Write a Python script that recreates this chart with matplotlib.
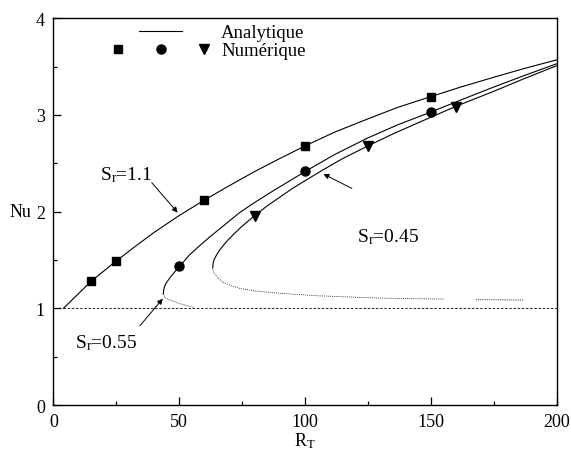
import matplotlib
matplotlib.use("Agg")
import matplotlib.pyplot as plt
from matplotlib.lines import Line2D
from matplotlib.legend_handler import HandlerTuple

plt.rcParams["font.family"] = ["Liberation Serif", "DejaVu Serif"]
plt.rcParams["mathtext.fontset"] = "custom"
plt.rcParams["mathtext.rm"] = "Liberation Serif"
plt.rcParams["mathtext.it"] = "Liberation Serif:italic"

# analytical curves
sr11_x = [4, 7, 10, 15, 20, 25, 32, 40, 50, 60, 70, 80, 90, 100, 112, 125, 137, 150, 162, 175, 187, 200]
sr11_nu = [1.0, 1.076, 1.152, 1.28, 1.385, 1.49, 1.63, 1.785, 1.96, 2.12, 2.27, 2.415, 2.55, 2.68,
           2.825, 2.96, 3.08, 3.19, 3.29, 3.39, 3.48, 3.57]

sr055_x = [43.7, 43.85, 44.2, 44.8, 45.6, 46.6, 48, 50, 54, 58, 62, 66, 70, 74, 80, 87, 94, 100,
           112, 125, 137, 150, 162, 175, 187, 200]
sr055_nu = [1.15, 1.19, 1.225, 1.26, 1.29, 1.325, 1.37, 1.43, 1.55, 1.645, 1.735, 1.82, 1.905, 1.99,
            2.095, 2.21, 2.32, 2.415, 2.594, 2.763, 2.9, 3.03, 3.156, 3.289, 3.407, 3.53]
sr055_low_x = [43.7, 44.4, 47, 50, 53, 55.6]
sr055_low_nu = [1.15, 1.11, 1.08, 1.05, 1.03, 1.01]

sr045_x = [63.3, 63.5, 64, 64.8, 66, 67.5, 69.5, 72, 75, 80, 85, 90, 95, 100, 107, 115, 125, 135,
           145, 160, 175, 187, 200]
sr045_nu = [1.42, 1.47, 1.51, 1.55, 1.60, 1.65, 1.71, 1.775, 1.85, 1.96, 2.06, 2.15, 2.24, 2.32, 2.43,
            2.55, 2.68, 2.805, 2.92, 3.09, 3.245, 3.375, 3.51]
sr045_low_x = [63.3, 63.6, 64.2, 65.5, 67.5, 70.5, 74, 80, 88, 96, 105, 115, 130, 143, 155]
sr045_low_nu = [1.42, 1.38, 1.355, 1.31, 1.27, 1.235, 1.207, 1.18, 1.16, 1.145, 1.13, 1.12, 1.106, 1.10, 1.096]
sr045_low2_x = [168, 178, 187]
sr045_low2_nu = [1.09, 1.088, 1.086]

conduction_x = [4, 200]
conduction_nu = [1.0, 1.0]

# numerical points
sq_x = [15, 25, 60, 100, 150]
sq_nu = [1.28, 1.49, 2.12, 2.675, 3.19]
ci_x = [50, 100, 150]
ci_nu = [1.434, 2.42, 3.03]
tr_x = [80, 125, 160]
tr_nu = [1.96, 2.68, 3.08]

fig = plt.figure(figsize=(5.71, 4.56), dpi=100)
ax = fig.add_axes([0.0934, 0.1096, 0.8816, 0.8481])

lw = 0.8
ax.plot(conduction_x, conduction_nu, color="black", lw=0.6, dashes=(3, 2))
ax.plot(sr11_x, sr11_nu, color="black", lw=lw)
ax.plot(sr055_x, sr055_nu, color="black", lw=lw)
ax.plot(sr045_x, sr045_nu, color="black", lw=lw)
ax.plot(sr055_low_x, sr055_low_nu, color="black", lw=0.6, dashes=(1, 1.5))
ax.plot(sr045_low_x, sr045_low_nu, color="black", lw=0.6, dashes=(1, 1.5))
ax.plot(sr045_low2_x, sr045_low2_nu, color="black", lw=0.6, dashes=(1, 1.2))

ax.plot(sq_x, sq_nu, "s", color="black", ms=5.5, ls="none")
ax.plot(ci_x, ci_nu, "o", color="black", ms=6.5, ls="none")
ax.plot(tr_x, tr_nu, "v", color="black", ms=6.5, ls="none")

arrow = dict(arrowstyle="-|>", color="black", lw=0.7, mutation_scale=8, shrinkA=0, shrinkB=0)
ax.text(18.6, 2.39, r"S$_\mathrm{r}$=1.1", fontsize=14, va="center", ha="left")
ax.annotate("", xy=(49.4, 1.99), xytext=(39.1, 2.30), arrowprops=arrow)
ax.text(120.5, 1.75, r"S$_\mathrm{r}$=0.45", fontsize=14, va="center", ha="left")
ax.annotate("", xy=(107.3, 2.39), xytext=(118.6, 2.24), arrowprops=arrow)
ax.text(8.6, 0.65, r"S$_\mathrm{r}$=0.55", fontsize=14, va="center", ha="left")
ax.annotate("", xy=(43.5, 1.10), xytext=(34.4, 0.82), arrowprops=arrow)

# legend
blank = Line2D([], [], ls="none")
line_h = Line2D([], [], color="black", lw=lw)
sq_h = Line2D([], [], marker="s", color="black", ms=5.5, ls="none")
ci_h = Line2D([], [], marker="o", color="black", ms=6.5, ls="none")
tr_h = Line2D([], [], marker="v", color="black", ms=6.5, ls="none")
ax.legend([(blank, line_h, blank), (sq_h, ci_h, tr_h)], ["Analytique", "Numérique"],
          handler_map={tuple: HandlerTuple(ndivide=None, pad=0)},
          loc="upper left", bbox_to_anchor=(0.0858, 0.985), frameon=False,
          fontsize=13.5, handlelength=6.85, handletextpad=-0.2, labelspacing=0.05,
          borderpad=0, borderaxespad=0)

ax.set_xlim(0, 200)
ax.set_ylim(0, 4)
ax.set_xticks([0, 50, 100, 150, 200])
ax.set_xticks([25, 75, 125, 175], minor=True)
ax.set_yticks([0, 1, 2, 3, 4])
ax.set_yticks([0.5, 1.5, 2.5, 3.5], minor=True)
ax.tick_params(which="both", direction="in", top=False, right=False, labelsize=13)
ax.tick_params(which="major", length=5.5, width=0.9)
ax.tick_params(which="minor", length=3, width=0.9)
ax.tick_params(axis="x", pad=6)
ax.tick_params(axis="y", pad=6)
for s in ax.spines.values():
    s.set_linewidth(1.0)

ax.set_xlabel(r"R$_\mathrm{T}$", fontsize=13, labelpad=0)
ax.set_ylabel("Nu", fontsize=13, rotation=0, va="center", ha="center")
ax.yaxis.set_label_coords(-0.066, 0.5)

fig.savefig("out.png", dpi=100)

■ **EXERCISE PROMPT**:
Restate, line by line and word for word, everything from the top of the material through the line that contains "2.825, 2.96, 3.08, 3.19, 3.29, 3.39, 3.48, 3.57]". Leave pictures out.

■ **COMPLETE RESPONSE**:
Write a Python script that recreates this chart with matplotlib.
import matplotlib
matplotlib.use("Agg")
import matplotlib.pyplot as plt
from matplotlib.lines import Line2D
from matplotlib.legend_handler import HandlerTuple

plt.rcParams["font.family"] = ["Liberation Serif", "DejaVu Serif"]
plt.rcParams["mathtext.fontset"] = "custom"
plt.rcParams["mathtext.rm"] = "Liberation Serif"
plt.rcParams["mathtext.it"] = "Liberation Serif:italic"

# analytical curves
sr11_x = [4, 7, 10, 15, 20, 25, 32, 40, 50, 60, 70, 80, 90, 100, 112, 125, 137, 150, 162, 175, 187, 200]
sr11_nu = [1.0, 1.076, 1.152, 1.28, 1.385, 1.49, 1.63, 1.785, 1.96, 2.12, 2.27, 2.415, 2.55, 2.68,
           2.825, 2.96, 3.08, 3.19, 3.29, 3.39, 3.48, 3.57]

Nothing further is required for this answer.